I notice that our government has called for Western military restraint in Syria and has expressed solidarity with the socialist regime of Bashar al-Assad. Our government should side with the cause of righteousness. We should back freedom and peoples’ right to democratic governance considering our struggle against a dictatorship. Any government or organization that uses weapons of mass destruction killing innocent people deserves punishment and must be punished. It is not absolutely determined as yet whether the Syrian government used chemical weapons.
UN Secretary General Ban Ki Moon has asked for more time to determine whether chemical weapons were used and who used them. This is not easy to determine in Syria given that several warring factions have access to them. However, if the Bashar al-Assad regime uses chemical weapons, the world should and must come together to punish it. The use of chemical weapons is against international law and the perpetrators must be punished. The world body should decide what is the right punishment for Assad if it is determined he ordered their use.

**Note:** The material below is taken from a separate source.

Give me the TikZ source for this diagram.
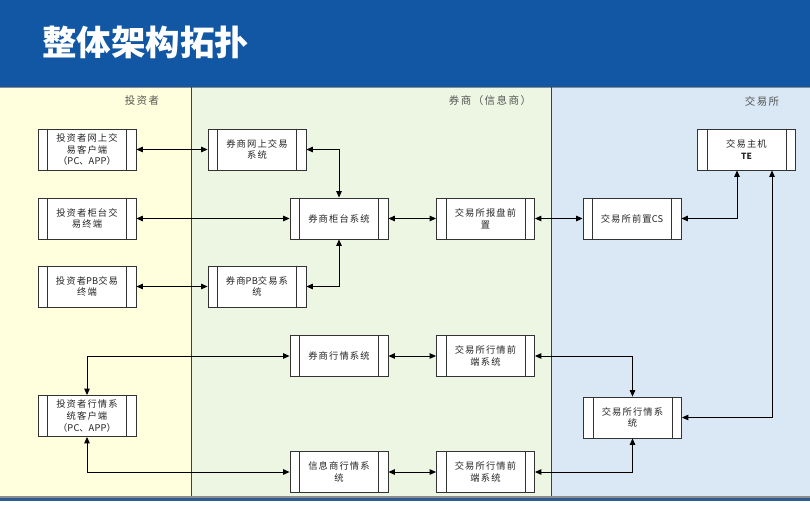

The Obama administration is convinced, from its intelligence sources, that the government of Syria was responsible for the most recent chemical weapons attack near Damascus, which Syrian opposition forces and human rights groups allege killed hundreds of civilians. The Syrian government denies using nerve agents on its own p eople and has allowed UN weapons inspectors into the country to investigate.
In previous chemical attacks against civilians, it was not certain that Assad’s forces had used them. It was reported that the opposition may have used the weapons to make it appear that Assad was the guilty party in order to draw the West into the conflict. But this time around, the US and Western allies believe the Syrian government was complicit in using nerve gas.
US Secretary of State John Kerry called the chemical attack a “moral obscenity” vowing to take tough action against Assad, though how and when is being debated with Western allies. The use of cruise missiles is being contemplated against Syrian military targets. President Obama says he is weighing his options. China, Russia and the Arab League are against military strikes and prefer diplomatic sanctions. Obama would prefer not to attack Syria fearing the immediate fall of Assad and no better alternative. But unlike in the past when the US facilitated dictators to kill political opponents because it was in its interest, the US can’t ignore the use of nerve gas to kill people – the regime must be punished. There are no great policy options in Syria because the US does not really want to remove Assad unless there is a secular alternative. The US is reminded that in nearly all of the regimes that changed hands in the region over the last three years, Islamists took over.
Several Stanford university scholars, according to an AP report, discussed the intelligence and implications of military action against Syria. They say that military strikes could destabilize the Assad regime so badly as to strengthen al Qaeda terrorists operating inside Syria as well as attract outside recruits to the terrorist group to fight forces tied to the US. The scholars believe military attacks could also intensify sectarian violence. One scholar points out that the US is concerned that military intervention short of using ground troops is unlikely to lead to the creation of a new post-Assad regime that will be friendly to the United States. Also, as one scholar remind the public, “the Obama administration said several times that ‘stability’ in Syria – even if that means a continuing, limited civil war – is more important than a decisive victory over –Assad.” The Obama administration is hesitant to side with the rebel groups because all of them have radical elements determined to establish an Islamist regime that may be worse than Assad.
The US and the West are caught in a tough situation on Syria. Any dictator who is on a killing spree must be punished and the Guyana government should not be opposed to punishing a dictator. However, first it must be established that the Syrian regime was behind the use of deadly chemical attacks against civilians.